═════ Supplied data

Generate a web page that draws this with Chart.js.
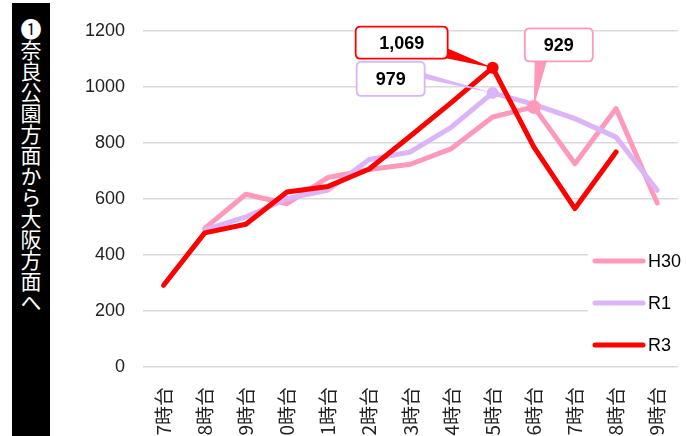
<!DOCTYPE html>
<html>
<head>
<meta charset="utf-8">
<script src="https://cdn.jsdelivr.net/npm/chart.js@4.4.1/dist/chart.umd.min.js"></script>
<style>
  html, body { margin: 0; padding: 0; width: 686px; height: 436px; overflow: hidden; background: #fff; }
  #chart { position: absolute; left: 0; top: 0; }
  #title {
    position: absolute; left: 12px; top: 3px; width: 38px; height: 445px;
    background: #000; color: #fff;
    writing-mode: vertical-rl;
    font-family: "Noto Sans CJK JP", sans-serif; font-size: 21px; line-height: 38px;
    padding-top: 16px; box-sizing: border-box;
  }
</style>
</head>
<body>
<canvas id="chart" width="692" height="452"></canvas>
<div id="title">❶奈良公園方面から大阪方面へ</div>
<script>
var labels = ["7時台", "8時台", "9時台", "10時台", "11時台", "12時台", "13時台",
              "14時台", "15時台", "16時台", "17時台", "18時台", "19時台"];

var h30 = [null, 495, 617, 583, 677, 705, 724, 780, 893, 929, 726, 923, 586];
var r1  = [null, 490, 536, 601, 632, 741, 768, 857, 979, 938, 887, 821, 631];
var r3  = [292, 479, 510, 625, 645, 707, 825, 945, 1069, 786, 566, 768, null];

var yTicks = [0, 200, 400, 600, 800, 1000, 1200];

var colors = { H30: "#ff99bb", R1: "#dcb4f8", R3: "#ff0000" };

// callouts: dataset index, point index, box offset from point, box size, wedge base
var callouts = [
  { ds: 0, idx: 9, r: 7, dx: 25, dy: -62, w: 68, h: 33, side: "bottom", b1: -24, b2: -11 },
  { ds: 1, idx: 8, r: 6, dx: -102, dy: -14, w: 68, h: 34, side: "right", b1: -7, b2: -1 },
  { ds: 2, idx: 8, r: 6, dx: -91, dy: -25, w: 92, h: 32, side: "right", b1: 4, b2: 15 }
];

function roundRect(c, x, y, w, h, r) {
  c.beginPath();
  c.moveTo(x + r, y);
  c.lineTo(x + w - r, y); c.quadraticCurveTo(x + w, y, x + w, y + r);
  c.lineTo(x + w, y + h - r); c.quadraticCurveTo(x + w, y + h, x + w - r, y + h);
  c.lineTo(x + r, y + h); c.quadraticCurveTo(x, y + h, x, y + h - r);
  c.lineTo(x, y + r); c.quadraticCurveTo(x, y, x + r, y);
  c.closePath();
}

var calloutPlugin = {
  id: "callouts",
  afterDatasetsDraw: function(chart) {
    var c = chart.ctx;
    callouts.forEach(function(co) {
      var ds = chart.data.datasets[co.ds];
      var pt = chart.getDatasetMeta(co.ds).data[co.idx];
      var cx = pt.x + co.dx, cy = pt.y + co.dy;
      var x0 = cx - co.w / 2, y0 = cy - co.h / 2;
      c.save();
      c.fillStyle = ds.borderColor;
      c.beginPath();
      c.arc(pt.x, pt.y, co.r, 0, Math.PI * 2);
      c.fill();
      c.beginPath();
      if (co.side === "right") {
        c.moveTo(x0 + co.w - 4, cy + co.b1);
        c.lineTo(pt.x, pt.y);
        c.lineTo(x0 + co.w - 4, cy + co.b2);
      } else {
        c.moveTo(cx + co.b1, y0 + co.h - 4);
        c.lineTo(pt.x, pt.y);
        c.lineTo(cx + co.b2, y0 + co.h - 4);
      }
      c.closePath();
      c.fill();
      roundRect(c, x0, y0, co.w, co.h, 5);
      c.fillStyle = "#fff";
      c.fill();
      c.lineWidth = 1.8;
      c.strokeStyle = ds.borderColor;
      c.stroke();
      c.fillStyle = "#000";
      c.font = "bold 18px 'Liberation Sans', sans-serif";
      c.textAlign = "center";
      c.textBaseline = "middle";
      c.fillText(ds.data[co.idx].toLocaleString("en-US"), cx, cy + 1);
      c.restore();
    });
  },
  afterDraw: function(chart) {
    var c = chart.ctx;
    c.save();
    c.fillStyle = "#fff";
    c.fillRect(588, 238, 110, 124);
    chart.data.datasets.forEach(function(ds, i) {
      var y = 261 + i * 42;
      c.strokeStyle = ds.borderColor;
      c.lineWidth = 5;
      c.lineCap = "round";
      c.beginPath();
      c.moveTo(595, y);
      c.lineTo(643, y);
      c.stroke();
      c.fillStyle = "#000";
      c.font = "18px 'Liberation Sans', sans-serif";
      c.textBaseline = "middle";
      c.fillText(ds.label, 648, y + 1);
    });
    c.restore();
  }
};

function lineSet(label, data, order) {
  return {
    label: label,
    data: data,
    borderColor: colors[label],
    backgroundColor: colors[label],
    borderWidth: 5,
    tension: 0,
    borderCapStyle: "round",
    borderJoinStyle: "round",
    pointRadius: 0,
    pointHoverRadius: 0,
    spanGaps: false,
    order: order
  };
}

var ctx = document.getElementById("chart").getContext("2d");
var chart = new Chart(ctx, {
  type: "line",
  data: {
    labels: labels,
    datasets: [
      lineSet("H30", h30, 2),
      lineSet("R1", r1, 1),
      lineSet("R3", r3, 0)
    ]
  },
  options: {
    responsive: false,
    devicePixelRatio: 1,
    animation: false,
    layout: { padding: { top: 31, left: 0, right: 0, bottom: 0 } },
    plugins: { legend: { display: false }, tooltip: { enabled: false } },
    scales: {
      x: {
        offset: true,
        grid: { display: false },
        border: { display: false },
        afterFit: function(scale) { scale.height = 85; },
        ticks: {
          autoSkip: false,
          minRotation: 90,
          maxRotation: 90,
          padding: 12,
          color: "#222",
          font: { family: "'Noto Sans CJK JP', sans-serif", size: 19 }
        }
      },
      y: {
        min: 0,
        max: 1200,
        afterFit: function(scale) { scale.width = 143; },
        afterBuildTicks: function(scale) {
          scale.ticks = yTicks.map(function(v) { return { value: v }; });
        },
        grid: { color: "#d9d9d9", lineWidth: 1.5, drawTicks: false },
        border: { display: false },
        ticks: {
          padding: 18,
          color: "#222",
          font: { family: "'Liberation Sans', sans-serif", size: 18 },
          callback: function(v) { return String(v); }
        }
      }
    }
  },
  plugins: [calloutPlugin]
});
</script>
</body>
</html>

══════════

*To do*
The data above needs to be retyped exactly, with the images left out.

*Task solution*
Generate a web page that draws this with Chart.js.
<!DOCTYPE html>
<html>
<head>
<meta charset="utf-8">
<script src="https://cdn.jsdelivr.net/npm/chart.js@4.4.1/dist/chart.umd.min.js"></script>
<style>
  html, body { margin: 0; padding: 0; width: 686px; height: 436px; overflow: hidden; background: #fff; }
  #chart { position: absolute; left: 0; top: 0; }
  #title {
    position: absolute; left: 12px; top: 3px; width: 38px; height: 445px;
    background: #000; color: #fff;
    writing-mode: vertical-rl;
    font-family: "Noto Sans CJK JP", sans-serif; font-size: 21px; line-height: 38px;
    padding-top: 16px; box-sizing: border-box;
  }
</style>
</head>
<body>
<canvas id="chart" width="692" height="452"></canvas>
<div id="title">❶奈良公園方面から大阪方面へ</div>
<script>
var labels = ["7時台", "8時台", "9時台", "10時台", "11時台", "12時台", "13時台",
              "14時台", "15時台", "16時台", "17時台", "18時台", "19時台"];

var h30 = [null, 495, 617, 583, 677, 705, 724, 780, 893, 929, 726, 923, 586];
var r1  = [null, 490, 536, 601, 632, 741, 768, 857, 979, 938, 887, 821, 631];
var r3  = [292, 479, 510, 625, 645, 707, 825, 945, 1069, 786, 566, 768, null];

var yTicks = [0, 200, 400, 600, 800, 1000, 1200];

var colors = { H30: "#ff99bb", R1: "#dcb4f8", R3: "#ff0000" };

// callouts: dataset index, point index, box offset from point, box size, wedge base
var callouts = [
  { ds: 0, idx: 9, r: 7, dx: 25, dy: -62, w: 68, h: 33, side: "bottom", b1: -24, b2: -11 },
  { ds: 1, idx: 8, r: 6, dx: -102, dy: -14, w: 68, h: 34, side: "right", b1: -7, b2: -1 },
  { ds: 2, idx: 8, r: 6, dx: -91, dy: -25, w: 92, h: 32, side: "right", b1: 4, b2: 15 }
];

function roundRect(c, x, y, w, h, r) {
  c.beginPath();
  c.moveTo(x + r, y);
  c.lineTo(x + w - r, y); c.quadraticCurveTo(x + w, y, x + w, y + r);
  c.lineTo(x + w, y + h - r); c.quadraticCurveTo(x + w, y + h, x + w - r, y + h);
  c.lineTo(x + r, y + h); c.quadraticCurveTo(x, y + h, x, y + h - r);
  c.lineTo(x, y + r); c.quadraticCurveTo(x, y, x + r, y);
  c.closePath();
}

var calloutPlugin = {
  id: "callouts",
  afterDatasetsDraw: function(chart) {
    var c = chart.ctx;
    callouts.forEach(function(co) {
      var ds = chart.data.datasets[co.ds];
      var pt = chart.getDatasetMeta(co.ds).data[co.idx];
      var cx = pt.x + co.dx, cy = pt.y + co.dy;
      var x0 = cx - co.w / 2, y0 = cy - co.h / 2;
      c.save();
      c.fillStyle = ds.borderColor;
      c.beginPath();
      c.arc(pt.x, pt.y, co.r, 0, Math.PI * 2);
      c.fill();
      c.beginPath();
      if (co.side === "right") {
        c.moveTo(x0 + co.w - 4, cy + co.b1);
        c.lineTo(pt.x, pt.y);
        c.lineTo(x0 + co.w - 4, cy + co.b2);
      } else {
        c.moveTo(cx + co.b1, y0 + co.h - 4);
        c.lineTo(pt.x, pt.y);
        c.lineTo(cx + co.b2, y0 + co.h - 4);
      }
      c.closePath();
      c.fill();
      roundRect(c, x0, y0, co.w, co.h, 5);
      c.fillStyle = "#fff";
      c.fill();
      c.lineWidth = 1.8;
      c.strokeStyle = ds.borderColor;
      c.stroke();
      c.fillStyle = "#000";
      c.font = "bold 18px 'Liberation Sans', sans-serif";
      c.textAlign = "center";
      c.textBaseline = "middle";
      c.fillText(ds.data[co.idx].toLocaleString("en-US"), cx, cy + 1);
      c.restore();
    });
  },
  afterDraw: function(chart) {
    var c = chart.ctx;
    c.save();
    c.fillStyle = "#fff";
    c.fillRect(588, 238, 110, 124);
    chart.data.datasets.forEach(function(ds, i) {
      var y = 261 + i * 42;
      c.strokeStyle = ds.borderColor;
      c.lineWidth = 5;
      c.lineCap = "round";
      c.beginPath();
      c.moveTo(595, y);
      c.lineTo(643, y);
      c.stroke();
      c.fillStyle = "#000";
      c.font = "18px 'Liberation Sans', sans-serif";
      c.textBaseline = "middle";
      c.fillText(ds.label, 648, y + 1);
    });
    c.restore();
  }
};

function lineSet(label, data, order) {
  return {
    label: label,
    data: data,
    borderColor: colors[label],
    backgroundColor: colors[label],
    borderWidth: 5,
    tension: 0,
    borderCapStyle: "round",
    borderJoinStyle: "round",
    pointRadius: 0,
    pointHoverRadius: 0,
    spanGaps: false,
    order: order
  };
}

var ctx = document.getElementById("chart").getContext("2d");
var chart = new Chart(ctx, {
  type: "line",
  data: {
    labels: labels,
    datasets: [
      lineSet("H30", h30, 2),
      lineSet("R1", r1, 1),
      lineSet("R3", r3, 0)
    ]
  },
  options: {
    responsive: false,
    devicePixelRatio: 1,
    animation: false,
    layout: { padding: { top: 31, left: 0, right: 0, bottom: 0 } },
    plugins: { legend: { display: false }, tooltip: { enabled: false } },
    scales: {
      x: {
        offset: true,
        grid: { display: false },
        border: { display: false },
        afterFit: function(scale) { scale.height = 85; },
        ticks: {
          autoSkip: false,
          minRotation: 90,
          maxRotation: 90,
          padding: 12,
          color: "#222",
          font: { family: "'Noto Sans CJK JP', sans-serif", size: 19 }
        }
      },
      y: {
        min: 0,
        max: 1200,
        afterFit: function(scale) { scale.width = 143; },
        afterBuildTicks: function(scale) {
          scale.ticks = yTicks.map(function(v) { return { value: v }; });
        },
        grid: { color: "#d9d9d9", lineWidth: 1.5, drawTicks: false },
        border: { display: false },
        ticks: {
          padding: 18,
          color: "#222",
          font: { family: "'Liberation Sans', sans-serif", size: 18 },
          callback: function(v) { return String(v); }
        }
      }
    }
  },
  plugins: [calloutPlugin]
});
</script>
</body>
</html>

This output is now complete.